If those lapsed policies had been sold to investors rather than canceled, insurance companies could have eventually paid out up to $1 trillion, analysts said.
In an attempt to mitigate such risk, some insurance companies are trying to make policies for seniors harder to buy.
The biggest insurer in the United States, American International Group (AIG), earlier this year increased prices on some universal life policies for buyers older than 70 in an effort to thwart spin-life deals.
"We don't want this business, and we're taking steps to discourage those purchasers from coming through our doors," an AIG spokesman said.
But such moves may be too late. The market for purchasing life-insurance policies from seniors is an outgrowth of the so-called viatical industry that began in the 1980s, when investors bought up life-insurance policies of AIDS patients.
In the past two years, as interest rates and stock-market returns declined, the number of buyers seeking seniors' policies soared.
That growth was fueled this year when the Financial Accounting Standards Board issued rules permitting investors to record purchases of policies immediately as a profit, rather than forcing them to wait until the policyholder died.
Critics contend the industry punishes the young and healthy by driving up prices, but many people who have sold their policies say it offered their only way to avoid calamity.
"If I hadn't been able to sell this policy, we would have lost our house, all of our savings, everything," said Andrew Schneider, of Kaysville, Utah. Seven years ago his wife, Karen, learned she had breast cancer.
Her expenses exceeded the Schneiders' medical insurance by $500,000. Schneider sold her life-insurance policy for about $250,000 and used the money to buy medicine and pay bills, he said. The investors who bought her policy received a $500,000 death benefit when she died last year.
"Selling that policy extended her life for years," Schneider said. "If this market hadn't existed, we would have become financially destitute."
In addition to the free cruises in Florida, investors including one large hedge fund have hired a California telemarketing company to call elderly citizens and ask if they would apply for life insurance in exchange for a paycheck.
Starting to fight back
The insurance industry has begun to fight back. Legislatures in New Jersey, New York and nine other states have proposed laws intended to outlaw spin-life investments or make it more difficult for investors to get payouts, according to the Life Insurance Settlement Association.
Insurance companies have also sued to cancel policies, contending payouts benefiting outside investors violate the legal requirement that beneficiaries have an "insurable interest" in the policyholder's life.
But many advocates for the elderly and industry insiders worry that seniors will lose their legitimate ability to sell life-insurance policies they have held for years.
"We've put billions of dollars in the hands of seniors who were getting thrown out of their homes or needed medication, and their only asset was a life-insurance policy," said Scott Page, chief executive of the Lifeline Program, a company that helps investors buy such policies from the elderly and infirm. "If you make it harder to sell these policies, you're taking money out of the hands of people who have nothing else."
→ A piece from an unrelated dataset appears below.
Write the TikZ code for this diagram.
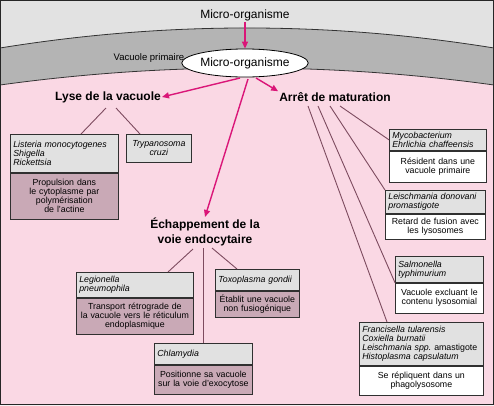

A lawyer who has helped the elderly set up spin-life arrangements worth more than $300 million said that often the terms of the deals prevented his clients from profiting.
"Investors say, 'I'll loan you money to buy a new policy, and in a few years I'll buy it from you,' " said Larry Brody, a partner at the law firm Bryan Cave.
But a few years later, when the seniors sell the policy, they owe so much in interest and fees on the loan, he said, "it eats up all the profit. And what's more, they can't buy another insurance policy, because insurers are unwilling to give them more coverage."